Przemarsz rozpoczął się pod Urzędem Miejskim w Ząbkowicach Śląskich, następnie (nie blokując ruchu pojazdów na całej trasie) uczestnicy demonstracji przeszli pod obie siedziby Starostwa Powiatowego i dotarli na Rynek. Tam miały miejsce przemówienia przedstawicieli organizatorów protestu oraz (w chwili pisania tych słów) trwa jeszcze akcja zbierania podpisów pod petycją. Uczestnicy akcji chcą „zawczasu dobitnie wyrazić swój sprzeciw”. Uważają też, że „każdy z nas jest normalnym człowiekiem, każdy stara się być pomocny innym w potrzebie. Większość z nas zrozumieniem podchodzi do imigrantów którzy korzystają z możliwość legalnego pobytu Polsce. Legalna procedura dokładnie weryfikowała imigrantów oraz badało czy imigrant jest gotów uszanować zwyczaje i kulturę Polaków. Nasz sprzeciw dotyczy decyzji rządów w Warszawie jak i w Brukseli, które z dużym prawdopodobieństwem może zagrozić porządku publicznemu. Rząd bez zapytania i zgody obywateli podjął decyzję o przyjęcie wielkiej masy ludzi niewiadomego pochodzenia.” Nie brakowało też haseł antywojennych, domagania się pomocy polskim repatriantom ze Wschodu oraz apeli o repolonizację banków.

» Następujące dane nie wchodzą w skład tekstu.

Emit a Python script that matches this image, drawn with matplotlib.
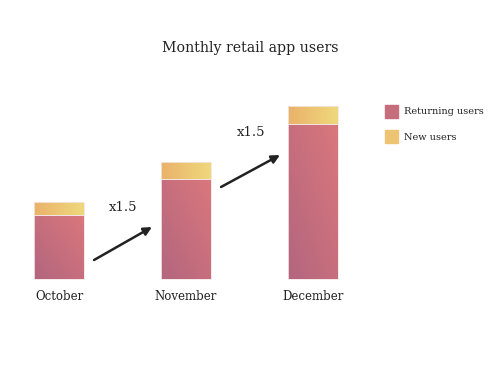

W poszczególnych punktach protestu, który rozpoczął się ok. godz. 15:00, wyrażano niezadowolenie z narzucanych Polsce przez Unię Europejską i światowe korporacje mechanizmów politycznych i ekonomicznych. Zdaniem uczestników demonstracji dławią one wolności obywatelskie i naturalne mechanizmy konkurencji gospodarczej. Padały też zarzuty o manipulowanie opinią publiczną poprzez media, które nie dostarczają – według protestujących – pełnej informacji o ryzyku związanym z przyjęciem niezidentyfikowanych osób z terenu północnej Afryki. Do uczestników manifestacji dołączyła też grupa z Wrocławia, której liderka Justyna Helcyk wyrażała niepokój młodzieży polskiej wobec grożby islamizacji w Polsce i skutków tego procesu dla wolności i bezpieczeństwa obywateli naszego kraju. Przypomniała przy tym o konieczności pomagania osobom doznającym krzywd w wyniku fanatyzmu islamskiego w myśl zasady, iż udziela się wsparcia tak, by nie zburzyć ładu wewnętrznego w Polsce. Na całej trasie manifestacji oraz podczas akcji na zabkowickim Rynku nie brakowało wypowiedzi krytycznych wobec polityki unijnej i systemów korporacyjnych. Wyrażano także oczekiwanie wobec władz samorządowych Powiatu Ząbkowickiego i poszczególnych gmin, by zabrały głos w sprawie potencjalnej lokalizacji imigrantów w miejscowościach Powiatu Ząbkowickiego.
Manifestacja, w której brało udział kilkadziesiąt osób, przebiegała pokojowo, miała dyskretną asystę policji oraz straży miejskiej. Mimo, iż odbywała się w godzinach szczytu komunikacyjnego, nie doszło do zakłóceń w ruchu pojazdów. Ze strony mieszkańców widoczne było zainteresowanie akcją, choć komentarze przechodniów były bardzo różne. „To trzeba leczyć” – komentowała jedna z mieszkanek. „Wreszcie ktoś głośno mówi to, co myślę” – stwierdził inny obserwujący ząbkowiczanin.